EXERCISE TASK:
Give back exactly the lines from the beginning of the listing below to the line holding "(s3) at (130,180)", both ends included; the pictures stay out.

DATA EXTRACT:
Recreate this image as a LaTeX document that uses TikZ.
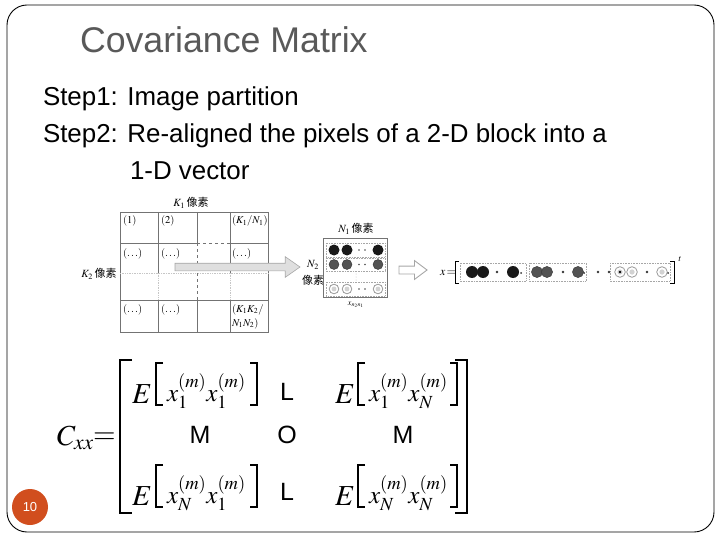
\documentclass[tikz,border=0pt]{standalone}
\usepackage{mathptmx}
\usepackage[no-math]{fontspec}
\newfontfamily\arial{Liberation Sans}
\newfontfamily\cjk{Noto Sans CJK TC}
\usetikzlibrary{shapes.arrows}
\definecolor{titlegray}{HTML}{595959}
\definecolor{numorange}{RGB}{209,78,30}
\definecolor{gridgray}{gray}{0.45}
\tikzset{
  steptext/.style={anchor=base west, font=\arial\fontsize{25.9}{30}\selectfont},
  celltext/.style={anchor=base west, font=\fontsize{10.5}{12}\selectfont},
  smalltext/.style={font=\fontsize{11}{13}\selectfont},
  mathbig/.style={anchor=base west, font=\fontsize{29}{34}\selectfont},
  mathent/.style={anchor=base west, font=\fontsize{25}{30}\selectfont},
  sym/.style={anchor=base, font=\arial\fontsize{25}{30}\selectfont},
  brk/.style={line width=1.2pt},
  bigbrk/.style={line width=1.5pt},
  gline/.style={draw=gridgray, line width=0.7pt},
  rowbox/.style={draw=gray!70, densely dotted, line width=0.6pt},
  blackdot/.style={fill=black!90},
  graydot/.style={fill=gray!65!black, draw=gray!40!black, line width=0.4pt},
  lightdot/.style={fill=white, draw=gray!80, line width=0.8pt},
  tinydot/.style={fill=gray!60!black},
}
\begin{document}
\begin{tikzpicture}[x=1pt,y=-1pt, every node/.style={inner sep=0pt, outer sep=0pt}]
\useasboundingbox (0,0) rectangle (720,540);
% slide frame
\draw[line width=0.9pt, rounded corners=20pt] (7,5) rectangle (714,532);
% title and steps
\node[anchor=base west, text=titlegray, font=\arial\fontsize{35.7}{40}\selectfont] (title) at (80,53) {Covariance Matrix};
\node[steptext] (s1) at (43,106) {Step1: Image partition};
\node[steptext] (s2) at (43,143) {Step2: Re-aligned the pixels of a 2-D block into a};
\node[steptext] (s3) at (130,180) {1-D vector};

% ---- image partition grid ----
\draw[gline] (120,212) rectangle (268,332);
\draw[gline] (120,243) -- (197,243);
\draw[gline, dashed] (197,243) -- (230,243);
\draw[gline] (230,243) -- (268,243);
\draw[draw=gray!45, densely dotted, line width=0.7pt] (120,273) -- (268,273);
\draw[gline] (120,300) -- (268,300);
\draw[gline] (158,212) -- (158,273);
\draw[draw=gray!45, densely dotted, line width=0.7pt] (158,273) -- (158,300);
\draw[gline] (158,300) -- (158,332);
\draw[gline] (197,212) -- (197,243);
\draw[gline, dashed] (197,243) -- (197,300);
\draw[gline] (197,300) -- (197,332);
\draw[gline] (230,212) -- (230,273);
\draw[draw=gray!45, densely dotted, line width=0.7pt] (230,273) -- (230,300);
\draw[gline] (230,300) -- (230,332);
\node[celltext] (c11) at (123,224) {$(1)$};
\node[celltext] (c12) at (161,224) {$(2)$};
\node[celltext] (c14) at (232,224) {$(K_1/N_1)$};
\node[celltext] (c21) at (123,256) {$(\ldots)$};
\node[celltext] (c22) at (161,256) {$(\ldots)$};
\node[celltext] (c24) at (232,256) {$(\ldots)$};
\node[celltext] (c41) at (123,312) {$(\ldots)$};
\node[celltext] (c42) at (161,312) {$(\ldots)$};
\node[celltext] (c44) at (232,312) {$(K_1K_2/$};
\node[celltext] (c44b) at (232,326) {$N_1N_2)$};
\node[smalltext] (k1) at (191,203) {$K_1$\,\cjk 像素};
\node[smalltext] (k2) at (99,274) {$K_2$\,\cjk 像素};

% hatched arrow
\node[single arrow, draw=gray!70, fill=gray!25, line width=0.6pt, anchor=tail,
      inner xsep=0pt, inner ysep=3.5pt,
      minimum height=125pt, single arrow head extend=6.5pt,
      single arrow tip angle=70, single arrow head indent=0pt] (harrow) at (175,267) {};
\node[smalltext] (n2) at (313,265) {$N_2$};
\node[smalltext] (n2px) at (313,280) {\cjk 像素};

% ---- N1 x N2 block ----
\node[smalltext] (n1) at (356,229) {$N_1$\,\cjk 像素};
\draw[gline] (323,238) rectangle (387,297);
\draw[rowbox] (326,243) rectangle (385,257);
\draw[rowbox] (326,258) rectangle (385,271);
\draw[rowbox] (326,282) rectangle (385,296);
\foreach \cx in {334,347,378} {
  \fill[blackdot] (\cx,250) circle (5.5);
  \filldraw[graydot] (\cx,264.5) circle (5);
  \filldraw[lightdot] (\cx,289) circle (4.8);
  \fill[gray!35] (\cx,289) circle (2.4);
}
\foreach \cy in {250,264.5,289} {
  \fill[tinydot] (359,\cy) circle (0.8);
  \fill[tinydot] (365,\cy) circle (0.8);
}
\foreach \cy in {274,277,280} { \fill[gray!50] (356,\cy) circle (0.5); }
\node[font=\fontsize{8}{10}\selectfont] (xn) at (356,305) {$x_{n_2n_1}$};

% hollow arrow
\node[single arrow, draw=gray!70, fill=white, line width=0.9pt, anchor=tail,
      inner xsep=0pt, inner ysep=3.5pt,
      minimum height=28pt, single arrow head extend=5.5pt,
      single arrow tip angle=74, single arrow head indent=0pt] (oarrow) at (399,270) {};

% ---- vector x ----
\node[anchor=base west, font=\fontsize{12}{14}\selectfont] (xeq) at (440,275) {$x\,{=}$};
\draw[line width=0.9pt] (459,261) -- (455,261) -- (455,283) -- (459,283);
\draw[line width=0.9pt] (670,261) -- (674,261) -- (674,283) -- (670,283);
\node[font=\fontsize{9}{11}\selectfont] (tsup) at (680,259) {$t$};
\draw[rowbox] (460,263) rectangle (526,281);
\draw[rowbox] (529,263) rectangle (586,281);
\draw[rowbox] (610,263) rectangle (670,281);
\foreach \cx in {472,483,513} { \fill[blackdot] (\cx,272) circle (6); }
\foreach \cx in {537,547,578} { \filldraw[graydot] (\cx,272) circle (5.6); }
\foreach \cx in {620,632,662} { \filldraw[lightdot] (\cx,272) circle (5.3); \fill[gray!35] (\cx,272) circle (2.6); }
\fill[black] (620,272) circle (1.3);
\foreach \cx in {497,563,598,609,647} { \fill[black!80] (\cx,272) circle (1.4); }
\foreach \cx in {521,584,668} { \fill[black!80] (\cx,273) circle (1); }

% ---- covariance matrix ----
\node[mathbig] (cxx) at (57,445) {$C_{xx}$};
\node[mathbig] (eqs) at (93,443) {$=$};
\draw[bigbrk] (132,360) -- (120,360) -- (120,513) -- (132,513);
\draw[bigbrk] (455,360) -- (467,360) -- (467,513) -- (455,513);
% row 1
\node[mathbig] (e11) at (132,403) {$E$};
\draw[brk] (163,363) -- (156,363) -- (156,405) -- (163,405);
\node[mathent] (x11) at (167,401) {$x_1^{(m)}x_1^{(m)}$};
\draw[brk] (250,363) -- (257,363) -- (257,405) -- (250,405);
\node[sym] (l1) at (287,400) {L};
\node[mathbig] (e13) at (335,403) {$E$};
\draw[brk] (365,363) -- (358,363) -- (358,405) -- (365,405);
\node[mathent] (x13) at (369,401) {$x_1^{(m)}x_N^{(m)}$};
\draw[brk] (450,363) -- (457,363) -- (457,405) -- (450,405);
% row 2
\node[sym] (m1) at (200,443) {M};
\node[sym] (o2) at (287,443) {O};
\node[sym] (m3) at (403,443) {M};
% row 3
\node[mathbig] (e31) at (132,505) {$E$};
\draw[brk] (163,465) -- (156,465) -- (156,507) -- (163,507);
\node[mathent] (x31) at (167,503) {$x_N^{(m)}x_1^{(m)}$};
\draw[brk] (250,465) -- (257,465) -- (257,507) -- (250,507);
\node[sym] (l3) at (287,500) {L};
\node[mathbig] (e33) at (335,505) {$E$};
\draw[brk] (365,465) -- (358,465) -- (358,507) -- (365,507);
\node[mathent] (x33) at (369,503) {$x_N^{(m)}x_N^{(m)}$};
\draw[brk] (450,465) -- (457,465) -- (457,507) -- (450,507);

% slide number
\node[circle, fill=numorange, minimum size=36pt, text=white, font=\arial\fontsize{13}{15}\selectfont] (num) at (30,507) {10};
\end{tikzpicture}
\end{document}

WRITTEN ANSWER:
Recreate this image as a LaTeX document that uses TikZ.
\documentclass[tikz,border=0pt]{standalone}
\usepackage{mathptmx}
\usepackage[no-math]{fontspec}
\newfontfamily\arial{Liberation Sans}
\newfontfamily\cjk{Noto Sans CJK TC}
\usetikzlibrary{shapes.arrows}
\definecolor{titlegray}{HTML}{595959}
\definecolor{numorange}{RGB}{209,78,30}
\definecolor{gridgray}{gray}{0.45}
\tikzset{
  steptext/.style={anchor=base west, font=\arial\fontsize{25.9}{30}\selectfont},
  celltext/.style={anchor=base west, font=\fontsize{10.5}{12}\selectfont},
  smalltext/.style={font=\fontsize{11}{13}\selectfont},
  mathbig/.style={anchor=base west, font=\fontsize{29}{34}\selectfont},
  mathent/.style={anchor=base west, font=\fontsize{25}{30}\selectfont},
  sym/.style={anchor=base, font=\arial\fontsize{25}{30}\selectfont},
  brk/.style={line width=1.2pt},
  bigbrk/.style={line width=1.5pt},
  gline/.style={draw=gridgray, line width=0.7pt},
  rowbox/.style={draw=gray!70, densely dotted, line width=0.6pt},
  blackdot/.style={fill=black!90},
  graydot/.style={fill=gray!65!black, draw=gray!40!black, line width=0.4pt},
  lightdot/.style={fill=white, draw=gray!80, line width=0.8pt},
  tinydot/.style={fill=gray!60!black},
}
\begin{document}
\begin{tikzpicture}[x=1pt,y=-1pt, every node/.style={inner sep=0pt, outer sep=0pt}]
\useasboundingbox (0,0) rectangle (720,540);
% slide frame
\draw[line width=0.9pt, rounded corners=20pt] (7,5) rectangle (714,532);
% title and steps
\node[anchor=base west, text=titlegray, font=\arial\fontsize{35.7}{40}\selectfont] (title) at (80,53) {Covariance Matrix};
\node[steptext] (s1) at (43,106) {Step1: Image partition};
\node[steptext] (s2) at (43,143) {Step2: Re-aligned the pixels of a 2-D block into a};
\node[steptext] (s3) at (130,180) {1-D vector};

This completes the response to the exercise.